Peter Moores admits his future as England’s coach is out of his hands after his side’s humiliating first-round exit from the World Cup. He did, however, add that he is the right man for the job and says he is “desperate” to continue in the role he took on for the second time last April.
Desperate is about as accurate a description you could give for England’s World Cup, the team’s 15-run capitulation to Bangladesh at the Adelaide Oval the fourth defeat in five games and a result that means their campaign is over with a game to spare.
Moores was given the job in the cull that followed the Ashes whitewash in Australia. Now a man who lost four out of seven Test series in his first spell in charge of England between 2007 and 2009, appears on the brink in his second coming after adding this premature World Cup exit to a run that has seen him win just one series – the Tests against India last summer – out of six across all formats.
Asked if he felt he should be given more time, Moores said: “It’s certainly not my decision, I hope so. I want to carry on desperately, yes. I’m here to try and make a difference.”
Moores is scheduled to have a debrief in the coming days with his immediate boss Paul Downton, the managing director of England Cricket.
Downton’s own future looks tied to that of Moores given the staunch backing he has offered his coach since taking the job last year and the statement it made about Kevin Pietersen, sacked in the wake of that Ashes whitewash and the man who brought down Moores first time around after a bitter falling out which also saw the South African-born batsman stripped of the captaincy.
“The conversations I’ll have with him, it’s not for me to think about now, that’s something for the next few days and the future really,” said Moores. “We’ve just exited a World Cup so I’m not going to start looking at what conversations I’ll have with Paul.”
Moores did concede he understood why people might want him sacked. “Yes, because it goes with the territory,” he said.
“I’m not going to stand here and say we all shouldn’t take some responsibility – of course we should.
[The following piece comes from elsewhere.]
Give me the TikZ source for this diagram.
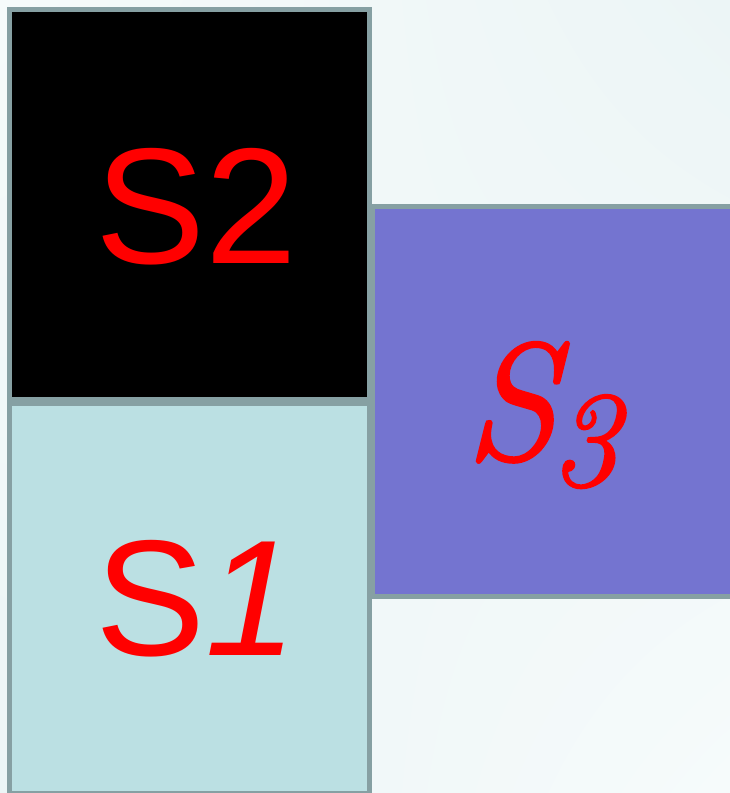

I’m the coach, we have a set of players and everybody’s got to be a man about it and take the responsibility.
“I think at the moment people are going to be very upset – we’ve got a lot of passionate fans out there. They’re desperate for us to do well and we know that and we feel it. That makes you feel terrible as a person because you want to do better. There’s certainly areas to look at as a group, an organisation and players.”
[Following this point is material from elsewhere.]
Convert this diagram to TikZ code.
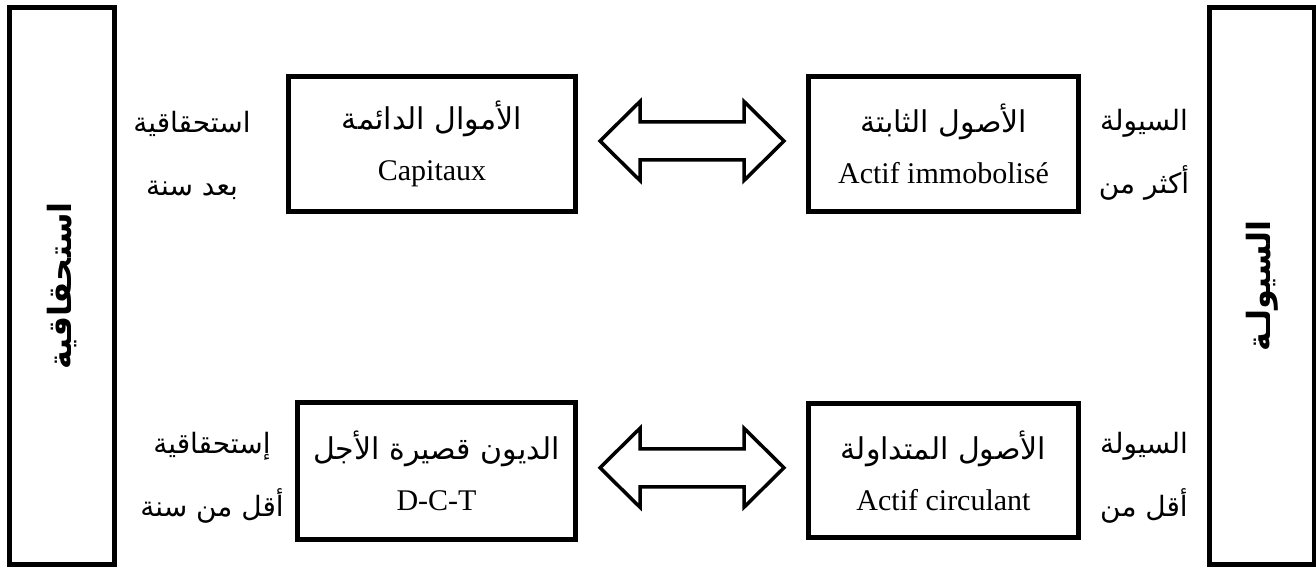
\documentclass[tikz,border=0pt]{standalone}
\usepackage{fontspec}
\usetikzlibrary{calc}
\setmainfont{Liberation Serif}
\newfontfamily\arabicfont[Script=Arabic]{DejaVu Sans}
\TeXXeTstate=1
\newcommand{\AR}[1]{{\arabicfont\beginR #1\endR}}
\begin{document}
\begin{tikzpicture}[x=1pt,y=-1pt,
  box/.style={draw, line width=5pt, inner sep=0pt, align=center,
    font=\fontsize{30}{51}\selectfont},
  tallbox/.style={draw, line width=5pt, inner sep=0pt, rotate=90,
    minimum width=557pt, minimum height=105pt,
    font=\arabicfont\bfseries\fontsize{32}{38}\selectfont},
  lbl/.style={inner sep=0pt, align=center, font=\fontsize{28}{63}\selectfont},
  dbl/.style={draw, line width=3.5pt, line join=miter}]
\useasboundingbox (0,0) rectangle (1316,569);

\node[tallbox] (liab) at (62,286) {\AR{استحقاقية}};
\node[tallbox] (liq) at (1262,286) {\AR{السيولـة}};

\node[box, minimum width=287pt, minimum height=135pt] (cap) at (432,144)
  {\AR{الأموال الدائمة}\\Capitaux};
\node[box, minimum width=270pt, minimum height=135pt] (imm) at (943.5,144)
  {\AR{الأصول الثابتة}\\Actif immobolisé};
\node[box, minimum width=278pt, minimum height=137pt] (dct) at (436.5,471)
  {\AR{الديون قصيرة الأجل}\\D-C-T};
\node[box, minimum width=270pt, minimum height=134pt] (circ) at (943.5,470.5)
  {\AR{الأصول المتداولة}\\Actif circulant};

\node[lbl] (l1) at (192,155) {\AR{استحقاقية}\\\AR{بعد سنة}};
\node[lbl] (l2) at (212,478) {\AR{إستحقاقية}\\\AR{أقل من سنة}};
\node[lbl] (r1) at (1144,155) {\AR{السيولة}\\\AR{أكثر من}};
\node[lbl] (r2) at (1144,478) {\AR{السيولة}\\\AR{أقل من}};

\coordinate (m1) at ($(cap.east)!0.5!(imm.west)$);
\coordinate (m2) at ($(dct.east)!0.5!(circ.west)$);
\foreach \m in {m1,m2}{
  \draw[dbl, shift={(\m)}] (0,-3) ++(-92,0) -- ++(40,-39.5) -- ++(0,20.5)
    -- ++(104,0) -- ++(0,-20.5) -- ++(40,39.5) -- ++(-40,39.5) -- ++(0,-20.5)
    -- ++(-104,0) -- ++(0,20.5) -- cycle;
}
\end{tikzpicture}
\end{document}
Moores has an unfortunate turn of phrase that sometimes sees his audience – certainly in the media – switch off. One must assume the same can be said of his players.
Like many of his public addresses on this tour – and don’t forget England have been in Australia and New Zealand for two months now – Moores put his foot in his mouth once again on Monday.
One such clanger came in his TV interview when he cited the need to “look at the data” when analysing why his team were unable to chase down 276 against Bangladesh.
Given England have been accused of blinding their players with statistics during this campaign, it was an astonishing statement.
As was his assertion that “Five months isn’t that long in sport in some ways,” when trying to explain England’s failure despite an unprecedented period of preparation in one-day cricket heading into the World Cup thanks to the rescheduling of last winter’s Ashes series.
Most galling will be the 52-year-old’s lament that England did not have a “settled side” going into the tournament. Many observers will say they did given the same eleven played the entire Tri-Series that preceded the World Cup, with Moores’ decision to rejig the batting order to accommodate the last-minute inclusion of Gary Ballance one reason why the team was unsettled.
England’s decision to sack Alastair Cook as one-day captain just eight weeks before the tournament did not help matters either. Asked if in hindsight he should have discarded Cook much earlier to give Eoin Morgan, his successor, time to bed in, Moores said: “What has happened has happened. I don’t think that’s fundamental.”
Morgan, who scored his fifth duck in nine innings against Bangladesh, refused to state categorically whether he wanted to keep the one-day captaincy. Moores hardly gave the Irishman a ringing endorsement either, saying: “He’s going to be hurting so we’ll leave it to another time to look at that.”